It’s easy to romanticize the past and claim that everything we used to do in traditional media was the gold standard in a golden era. As a career coach, I talk a lot about how the skills we learned then have built us to be relentlessly dedicated to detail, ruthlessly creative, and obsessed with connecting with one audience: the reader. Those skills and the many others (after all #editorsmakethebesthires) we gained from working traditional media do transfer directly to new careers in communications, marketing, branded content, and so many others.
Yet, what I haven’t talked about, but should, is the habits from those days that we need to leave behind. We have to say goodbye not because they were bad habits back then (although maybe some of them were), but because they don’t transfer to today’s fast-paced, crowded media, tight budgets, and super-small content teams. It no longer makes sense, for instance, for a single 500-word story to go through five layers of editors and have five revisions before it runs. Or to send a revision back to a writer just to nit-pick an adjective here or an example there (just change it and Next!).
Of course you know that writing for digital is different. As is writing to a consumer or writing for a client. The reader is no longer just someone lounging over your lovely prose waiting to be surprised and delighted. Content is more purposeful now and to the point. Otherwise, you could lose that reader, that consumer, that future client.
Anyway. My point — look at me taking so long to get to my point! What an old media habit! — is that some things we need to put on a shelf. We can keep them at a safe distance yet gaze upon them with fondness as we do our new jobs. In that spirit, I asked my community of 1300+ former Magazine Editors what they thought should be left behind. Here’s what they had to say.
“It took me a while to stop making clever headlines. Straightforward is a must. Also, I had to drop the idea that content is static. In digital, we’re always making updates to try and move the dial on pageviews after a piece goes live. This has translated to fewer rounds of edits before publishing and making more adjustments after.” — Jessica Cassity, Global Digital Content Marketing Manager for Kerry Taste & Nutrition
“In the world of startups, done is better than perfect. Quality still matters, but you don’t have to be so precious about every word. Things change quickly, and you have to be ready to go with the flow.” — Betty Wong Ortiz, Director of Content at Blink Health
“I’ve had to relax my aversion to the royal “we” and exclamation points. Definitely more of an emphasis on direct, sales-oriented CTAs, too.” — Brooke Glassberg, Editor of barenecessities.com
“With women’s mags, there was always a lot of discussion around the subjects’ ages and whether they matched the demo. Find a woman between TK age and TK age and then mention her age in the text. It’s become a habit of mine to ask people their birthdates and insert their ages into copy. But I’m finding that most other places don’t care about that, unless, of course, a person’s age is relevant to the story somehow. Or if you’re purposefully trying to show a diversity of ages in a story.” — former women’s magazine editor / writer
“As a kid food blogger, I find that it’s very off putting for my readers if my photos and content is too inspirational. It needs to look good, but also be real and look very doable. (No need for a production crew, excessive—or any!—garnishes or a day propping before shoots!) I feel like I’m still working to get that balance right, but I’m very aware that it’s really different from working for a magazine.” — Amy Palanjian, creator of Yummytoddlerfood.com and author of the forthcoming cookbook for Kids, Food, Play!

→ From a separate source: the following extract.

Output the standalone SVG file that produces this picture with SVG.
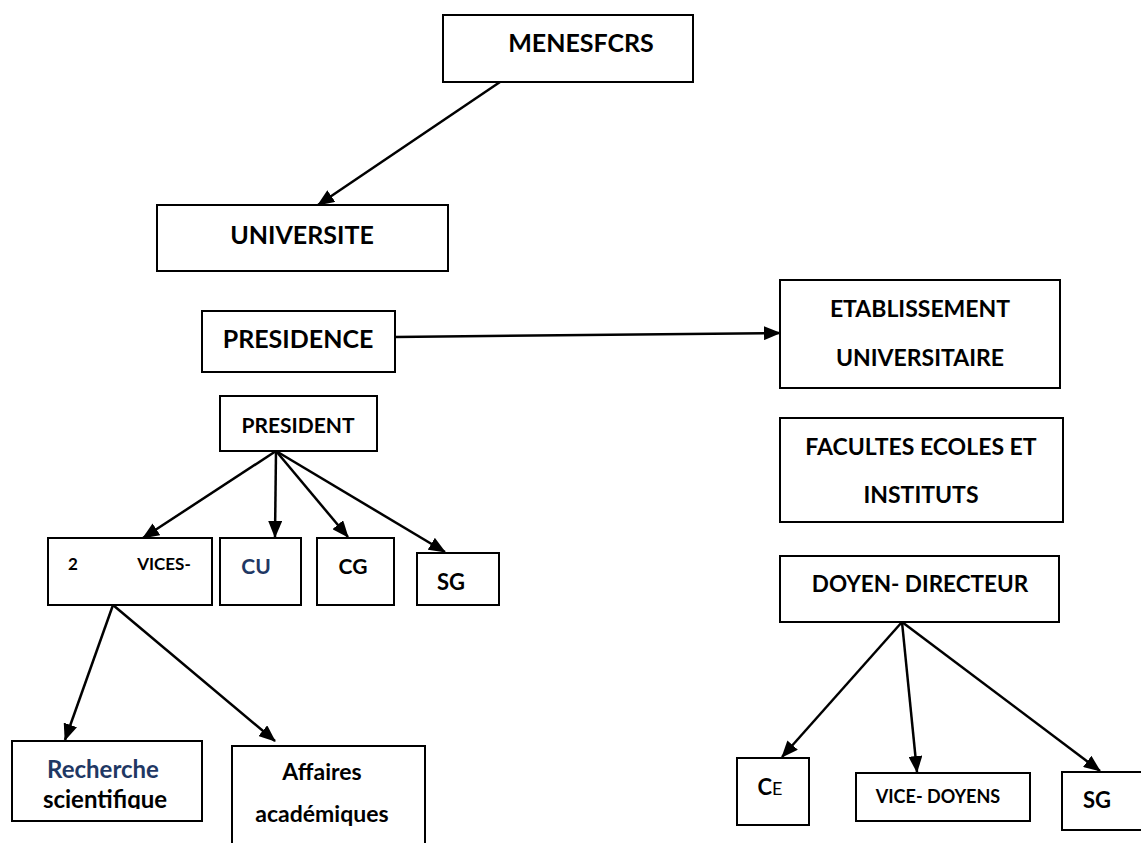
<svg xmlns="http://www.w3.org/2000/svg" width="1141" height="843" viewBox="0 0 1141 843">
  <style>
    .box { fill: #ffffff; stroke: #000000; stroke-width: 2; }
    .lbl { font-family: Lato, "Liberation Sans", sans-serif; font-weight: 700; fill: #000000; text-anchor: middle; }
    .navy { fill: #1f3864; }
    .link { fill: none; stroke: #000000; stroke-width: 2.5; marker-end: url(#arrow); }
  </style>
  <defs>
    <marker id="arrow" markerUnits="userSpaceOnUse" markerWidth="18" markerHeight="14" refX="16" refY="7" orient="auto">
      <path d="M0,0 L17,7 L0,14 Z" fill="#000000"/>
    </marker>
    <clipPath id="clipRecherche">
      <rect x="12" y="741" width="190" height="68"/>
    </clipPath>
  </defs>

  <rect width="1141" height="843" fill="#ffffff"/>

  <!-- connectors -->
  <g id="connectors">
    <line class="link" x1="500" y1="82" x2="318" y2="205"/>
    <line class="link" x1="395" y1="337" x2="780" y2="333"/>
    <line class="link" x1="276" y1="451" x2="143" y2="538"/>
    <line class="link" x1="276" y1="451" x2="275" y2="537"/>
    <line class="link" x1="276" y1="451" x2="348" y2="537"/>
    <line class="link" x1="276" y1="451" x2="445" y2="552"/>
    <line class="link" x1="113" y1="605" x2="65" y2="740"/>
    <line class="link" x1="113" y1="605" x2="275" y2="741"/>
    <line class="link" x1="902" y1="622" x2="782" y2="757"/>
    <line class="link" x1="902" y1="622" x2="917" y2="772"/>
    <line class="link" x1="902" y1="622" x2="1100" y2="771"/>
  </g>

  <g id="menesfcrs">
    <rect class="box" x="443" y="15" width="250" height="67"/>
    <text class="lbl" x="581" y="52" font-size="25">MENESFCRS</text>
  </g>

  <g id="universite">
    <rect class="box" x="157" y="205" width="291" height="66"/>
    <text class="lbl" x="302" y="244" font-size="25">UNIVERSITE</text>
  </g>

  <g id="presidence">
    <rect class="box" x="202" y="311" width="193" height="61"/>
    <text class="lbl" x="298" y="348" font-size="25">PRESIDENCE</text>
  </g>

  <g id="president">
    <rect class="box" x="220" y="396" width="157" height="55"/>
    <text class="lbl" x="298" y="433" font-size="21">PRESIDENT</text>
  </g>

  <g id="vices">
    <rect class="box" x="48" y="538" width="164" height="67"/>
    <text class="lbl" x="73" y="570" font-size="17">2</text>
    <text class="lbl" x="164" y="570" font-size="17">VICES-</text>
  </g>

  <g id="cu">
    <rect class="box" x="220" y="538" width="81" height="67"/>
    <text class="lbl navy" x="256" y="574" font-size="21">CU</text>
  </g>

  <g id="cg">
    <rect class="box" x="317" y="538" width="77" height="67"/>
    <text class="lbl" x="353" y="574" font-size="21">CG</text>
  </g>

  <g id="sg-presidence">
    <rect class="box" x="417" y="553" width="82" height="52"/>
    <text class="lbl" x="451" y="590" font-size="22">SG</text>
  </g>

  <g id="recherche">
    <rect class="box" x="12" y="741" width="190" height="80"/>
    <text class="lbl navy" x="103" y="778" font-size="24">Recherche</text>
    <text class="lbl" x="105" y="808" font-size="24" clip-path="url(#clipRecherche)">scientifique</text>
  </g>

  <g id="affaires">
    <rect class="box" x="232" y="746" width="193" height="110"/>
    <text class="lbl" x="322" y="780" font-size="23">Affaires</text>
    <text class="lbl" x="322" y="822" font-size="23">académiques</text>
  </g>

  <g id="etablissement">
    <rect class="box" x="780" y="280" width="280" height="108"/>
    <text class="lbl" x="920" y="317" font-size="23">ETABLISSEMENT</text>
    <text class="lbl" x="920" y="366" font-size="23">UNIVERSITAIRE</text>
  </g>

  <g id="facultes">
    <rect class="box" x="780" y="418" width="283" height="104"/>
    <text class="lbl" x="921" y="455" font-size="23">FACULTES ECOLES ET</text>
    <text class="lbl" x="921" y="503" font-size="23">INSTITUTS</text>
  </g>

  <g id="doyen">
    <rect class="box" x="780" y="556" width="279" height="66"/>
    <text class="lbl" x="920" y="592" font-size="22.5">DOYEN- DIRECTEUR</text>
  </g>

  <g id="ce">
    <rect class="box" x="737" y="758" width="72" height="67"/>
    <text x="770" y="795" font-family="Lato, 'Liberation Sans', sans-serif" text-anchor="middle" fill="#000000"><tspan font-weight="700" font-size="22">C</tspan><tspan font-weight="400" font-size="18">E</tspan></text>
  </g>

  <g id="vice-doyens">
    <rect class="box" x="856" y="773" width="174" height="48"/>
    <text class="lbl" x="938" y="803" font-size="18">VICE- DOYENS</text>
  </g>

  <g id="sg-doyen">
    <rect class="box" x="1062" y="772" width="100" height="58"/>
    <text class="lbl" x="1097" y="808" font-size="22">SG</text>
  </g>
</svg>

“Rather than polishing the silver by overediting, look around and see what needs renovating, how you can make an impact.” — Laura Kalehoff, Founder of Kalehoff Creative, a remote content studio serving brands and publishers.
“In digital (I work in both print and digital), I’m still getting used to the fact that repetition is good. Meaning, repeating the same key words over and over and over.” — Lisa Bain, Executive Director, Health Newsroom, Hearst Lifestyle Group
“I think there’s a tendency to hang onto brand identity when brand identity is a lot more amorphous than it was. It used to be, people would pick up a magazine and know what they are reading. Now, they are clicking on a link through social. You’ll always have brand loyalists but holding onto too tight of a brand identity (“we can’t do a story like X, because it doesn’t fit into Y section”) and you miss the opportunity to find new readers and allow your content to evolve. Branding is much more fluid than it was in the past.” — Anna Davies, independent content strategist | consultant.